# INFORMATION SUPPLIED start
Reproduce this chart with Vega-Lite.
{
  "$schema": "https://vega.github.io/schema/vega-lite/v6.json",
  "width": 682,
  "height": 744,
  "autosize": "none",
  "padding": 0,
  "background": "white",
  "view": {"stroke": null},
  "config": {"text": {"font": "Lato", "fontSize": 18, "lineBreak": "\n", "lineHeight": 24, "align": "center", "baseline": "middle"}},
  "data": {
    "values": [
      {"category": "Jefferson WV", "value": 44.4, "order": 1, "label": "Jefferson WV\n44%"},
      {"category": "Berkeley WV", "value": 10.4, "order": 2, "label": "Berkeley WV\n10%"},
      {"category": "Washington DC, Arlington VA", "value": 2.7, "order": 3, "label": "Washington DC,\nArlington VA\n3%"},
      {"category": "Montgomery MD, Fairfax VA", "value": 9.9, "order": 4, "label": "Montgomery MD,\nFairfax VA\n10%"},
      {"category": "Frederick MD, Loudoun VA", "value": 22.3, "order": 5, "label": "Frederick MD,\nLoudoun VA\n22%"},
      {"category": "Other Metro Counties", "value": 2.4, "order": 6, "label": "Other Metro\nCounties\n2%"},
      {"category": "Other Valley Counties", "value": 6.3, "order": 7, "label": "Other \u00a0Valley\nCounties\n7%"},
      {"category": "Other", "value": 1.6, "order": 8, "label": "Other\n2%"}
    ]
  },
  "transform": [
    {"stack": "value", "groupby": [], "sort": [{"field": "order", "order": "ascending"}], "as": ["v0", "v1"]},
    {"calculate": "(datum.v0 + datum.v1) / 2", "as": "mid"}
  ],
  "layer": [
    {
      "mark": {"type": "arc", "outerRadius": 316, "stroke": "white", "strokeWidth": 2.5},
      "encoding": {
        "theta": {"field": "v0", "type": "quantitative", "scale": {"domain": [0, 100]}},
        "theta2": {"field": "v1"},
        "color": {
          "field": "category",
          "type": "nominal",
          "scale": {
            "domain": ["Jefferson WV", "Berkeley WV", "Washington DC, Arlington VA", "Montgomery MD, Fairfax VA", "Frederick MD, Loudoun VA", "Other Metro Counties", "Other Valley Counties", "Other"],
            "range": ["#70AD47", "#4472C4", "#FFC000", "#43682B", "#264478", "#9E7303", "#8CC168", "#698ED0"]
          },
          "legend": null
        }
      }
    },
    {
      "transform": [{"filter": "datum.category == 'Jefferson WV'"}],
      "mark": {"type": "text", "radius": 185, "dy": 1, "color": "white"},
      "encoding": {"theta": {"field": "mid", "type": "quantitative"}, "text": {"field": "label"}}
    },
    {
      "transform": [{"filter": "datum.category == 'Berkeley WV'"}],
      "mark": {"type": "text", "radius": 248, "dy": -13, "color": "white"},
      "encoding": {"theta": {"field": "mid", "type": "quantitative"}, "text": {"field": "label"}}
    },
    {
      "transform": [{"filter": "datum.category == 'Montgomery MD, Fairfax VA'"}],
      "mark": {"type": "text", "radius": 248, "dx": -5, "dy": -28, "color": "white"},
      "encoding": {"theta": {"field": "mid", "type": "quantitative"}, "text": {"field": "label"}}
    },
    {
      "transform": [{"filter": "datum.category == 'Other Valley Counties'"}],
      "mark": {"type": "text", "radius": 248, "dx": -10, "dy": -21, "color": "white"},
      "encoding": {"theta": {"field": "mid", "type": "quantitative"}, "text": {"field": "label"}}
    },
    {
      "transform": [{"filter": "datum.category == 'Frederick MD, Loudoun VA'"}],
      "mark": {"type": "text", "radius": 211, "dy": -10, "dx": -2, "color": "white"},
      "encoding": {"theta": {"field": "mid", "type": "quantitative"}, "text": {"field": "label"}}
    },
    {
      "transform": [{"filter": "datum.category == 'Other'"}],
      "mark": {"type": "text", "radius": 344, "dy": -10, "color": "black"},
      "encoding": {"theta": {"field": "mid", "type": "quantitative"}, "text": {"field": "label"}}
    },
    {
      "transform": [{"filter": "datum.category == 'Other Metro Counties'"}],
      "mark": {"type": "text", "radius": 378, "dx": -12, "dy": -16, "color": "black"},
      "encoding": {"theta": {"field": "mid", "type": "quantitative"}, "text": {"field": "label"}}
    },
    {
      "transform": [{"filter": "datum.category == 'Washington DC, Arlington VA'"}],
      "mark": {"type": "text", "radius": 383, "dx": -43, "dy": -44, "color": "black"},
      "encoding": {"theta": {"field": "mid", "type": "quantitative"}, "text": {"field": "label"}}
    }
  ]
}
# INFORMATION SUPPLIED end
Type the material above out again, exactly.

Reproduce this chart with Vega-Lite.
{
  "$schema": "https://vega.github.io/schema/vega-lite/v6.json",
  "width": 682,
  "height": 744,
  "autosize": "none",
  "padding": 0,
  "background": "white",
  "view": {"stroke": null},
  "config": {"text": {"font": "Lato", "fontSize": 18, "lineBreak": "\n", "lineHeight": 24, "align": "center", "baseline": "middle"}},
  "data": {
    "values": [
      {"category": "Jefferson WV", "value": 44.4, "order": 1, "label": "Jefferson WV\n44%"},
      {"category": "Berkeley WV", "value": 10.4, "order": 2, "label": "Berkeley WV\n10%"},
      {"category": "Washington DC, Arlington VA", "value": 2.7, "order": 3, "label": "Washington DC,\nArlington VA\n3%"},
      {"category": "Montgomery MD, Fairfax VA", "value": 9.9, "order": 4, "label": "Montgomery MD,\nFairfax VA\n10%"},
      {"category": "Frederick MD, Loudoun VA", "value": 22.3, "order": 5, "label": "Frederick MD,\nLoudoun VA\n22%"},
      {"category": "Other Metro Counties", "value": 2.4, "order": 6, "label": "Other Metro\nCounties\n2%"},
      {"category": "Other Valley Counties", "value": 6.3, "order": 7, "label": "Other \u00a0Valley\nCounties\n7%"},
      {"category": "Other", "value": 1.6, "order": 8, "label": "Other\n2%"}
    ]
  },
  "transform": [
    {"stack": "value", "groupby": [], "sort": [{"field": "order", "order": "ascending"}], "as": ["v0", "v1"]},
    {"calculate": "(datum.v0 + datum.v1) / 2", "as": "mid"}
  ],
  "layer": [
    {
      "mark": {"type": "arc", "outerRadius": 316, "stroke": "white", "strokeWidth": 2.5},
      "encoding": {
        "theta": {"field": "v0", "type": "quantitative", "scale": {"domain": [0, 100]}},
        "theta2": {"field": "v1"},
        "color": {
          "field": "category",
          "type": "nominal",
          "scale": {
            "domain": ["Jefferson WV", "Berkeley WV", "Washington DC, Arlington VA", "Montgomery MD, Fairfax VA", "Frederick MD, Loudoun VA", "Other Metro Counties", "Other Valley Counties", "Other"],
            "range": ["#70AD47", "#4472C4", "#FFC000", "#43682B", "#264478", "#9E7303", "#8CC168", "#698ED0"]
          },
          "legend": null
        }
      }
    },
    {
      "transform": [{"filter": "datum.category == 'Jefferson WV'"}],
      "mark": {"type": "text", "radius": 185, "dy": 1, "color": "white"},
      "encoding": {"theta": {"field": "mid", "type": "quantitative"}, "text": {"field": "label"}}
    },
    {
      "transform": [{"filter": "datum.category == 'Berkeley WV'"}],
      "mark": {"type": "text", "radius": 248, "dy": -13, "color": "white"},
      "encoding": {"theta": {"field": "mid", "type": "quantitative"}, "text": {"field": "label"}}
    },
    {
      "transform": [{"filter": "datum.category == 'Montgomery MD, Fairfax VA'"}],
      "mark": {"type": "text", "radius": 248, "dx": -5, "dy": -28, "color": "white"},
      "encoding": {"theta": {"field": "mid", "type": "quantitative"}, "text": {"field": "label"}}
    },
    {
      "transform": [{"filter": "datum.category == 'Other Valley Counties'"}],
      "mark": {"type": "text", "radius": 248, "dx": -10, "dy": -21, "color": "white"},
      "encoding": {"theta": {"field": "mid", "type": "quantitative"}, "text": {"field": "label"}}
    },
    {
      "transform": [{"filter": "datum.category == 'Frederick MD, Loudoun VA'"}],
      "mark": {"type": "text", "radius": 211, "dy": -10, "dx": -2, "color": "white"},
      "encoding": {"theta": {"field": "mid", "type": "quantitative"}, "text": {"field": "label"}}
    },
    {
      "transform": [{"filter": "datum.category == 'Other'"}],
      "mark": {"type": "text", "radius": 344, "dy": -10, "color": "black"},
      "encoding": {"theta": {"field": "mid", "type": "quantitative"}, "text": {"field": "label"}}
    },
    {
      "transform": [{"filter": "datum.category == 'Other Metro Counties'"}],
      "mark": {"type": "text", "radius": 378, "dx": -12, "dy": -16, "color": "black"},
      "encoding": {"theta": {"field": "mid", "type": "quantitative"}, "text": {"field": "label"}}
    },
    {
      "transform": [{"filter": "datum.category == 'Washington DC, Arlington VA'"}],
      "mark": {"type": "text", "radius": 383, "dx": -43, "dy": -44, "color": "black"},
      "encoding": {"theta": {"field": "mid", "type": "quantitative"}, "text": {"field": "label"}}
    }
  ]
}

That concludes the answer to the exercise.